Leggett and Watts Halls
Co-ed; all single rooms; private washrooms and showers shared between two people.
The Skinny: These brand-spanking-new residences opened only two years ago, so the amount of contamination in your new room is relatively minimal. The Good: You’ve got some fancy digs, kid. Leggett and Watts are state-of-the art living conditions for recent high school grads moving away from home for the first time. The university’s brochures even seem to mock all those who weren’t lucky enough to get in with their hilariously serious warning: “Please note: Beds are extra long and require queen-size sheets.” Oh no! Everyone else gets army cots while you guys have to endure the agony of buying queen-size sheets.
The Bad: Anyone who doesn’t live in Leggett or Watts will be madly jealous of you. This is just something you’re going to have to deal with.
Off-campus living
Wherever you want; whatever you want!
The Skinny: Many students choose to live off-campus in first year, either on their own or with friends or family. This works well for those who have a serious aversion to being around people 24/7, or to sharing bathrooms and vital living spaces with potentially smelly or destructive strangers.
The Good: You have all the comforts of your own home. Literally. You don’t have to worry about people breaking your stuff or the residence’s stuff; you probably won’t ever face a 10-person line for the showers; and you can eat whatever strikes your fancy and fits within your budget.
The Bad: It can be difficult to meet new people when so many of the inhabitants of residences bond with their floormates. Classes aren’t ideal places to make new friends. But if you get involved with any of the billion activities available on campus, you’ll clear up that problem lickety-split.
Waldron Tower
Co-ed; all single rooms; shared washrooms and showers.
The Skinny: Yeah, Wally is a little isolated, tucked away in the far south-east corner of campus, and maybe your friends will ask you if you’ve packed a lunch before you embark on the long trek home, but it’s really not that bad. You’ll find solace in your impressive view of Lake Ontario—the mighty tower is built in a fashion that provides every single room with a view of the lake.
The Good: Everybody gets their own sink! You frosh are probably thinking, “What’s the deal with the exclamation mark, it’s just a sink,” but you’ll soon discover how important having that sink is. I can’t really describe it, but I promise you’ll understand if you live in Wally.
The Bad: Okay, so we’ve touched on the isolation a little bit, but you won’t really feel the distance until January, when Kingston becomes skin-cracklingly cold and your scarf is as necessary as your shoes. The sharp wind that screams off the icy lake at this time of year has been known to dissuade many Waldronians from class, and even the occasional meal. It’s also located right next to City Park—a.k.a. Pervert Park, so dubbed thanks to its dark and sketchy corners–—which is kind of crappy for obvious reasons.
Victoria Hall
Co-ed; single and double rooms; private washrooms and showers for every two people.

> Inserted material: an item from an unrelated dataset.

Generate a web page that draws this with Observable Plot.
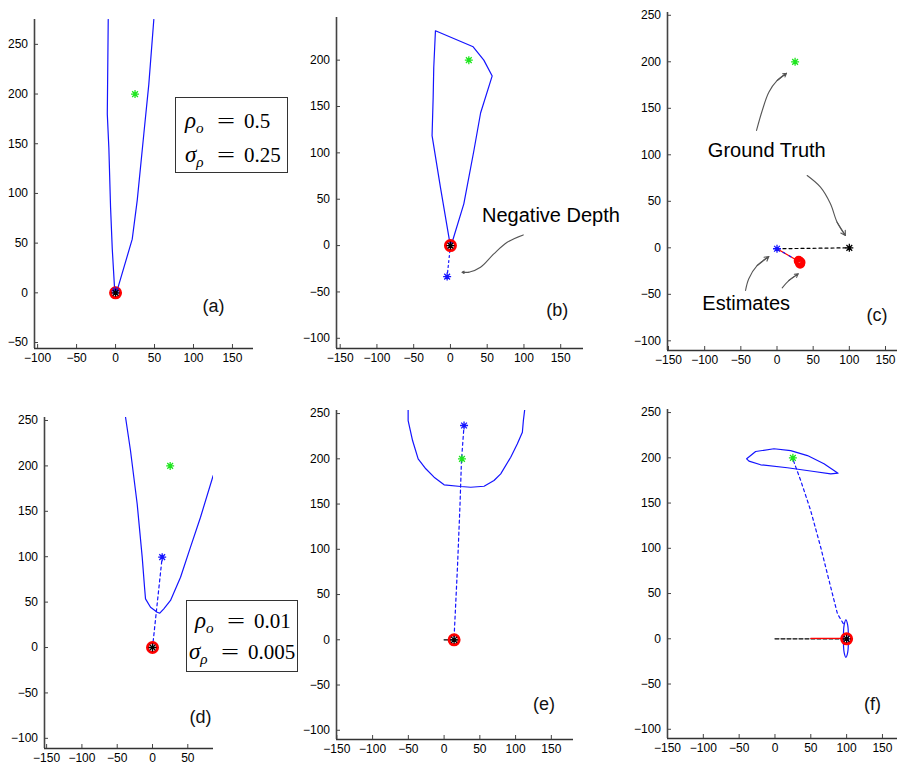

The Skinny: Vic Hall is the hub of first-year activity at Queen’s. Located smack dab in the centre of campus, it affords its residents easy access to all amenities.
The Good: You’re the fresh princes and princesses of campus, and you know it. The new residences on Albert and Stuart may be fancier, but Vic Hall remains the mecca of frosh life. You’ll never have any trouble finding someone to play euchre with and you’ll meet more people than you could ever possibly want to.
The Bad: As much fun as it is to be housed in the same building as hundreds of other young, hot-blooded teens, some people are jerks and jerks do stupid things, especially when they drink. So, you’ll have to deal with way more middle-of-the-night fire alarms than anybody else, and you’ll have to pay for them too.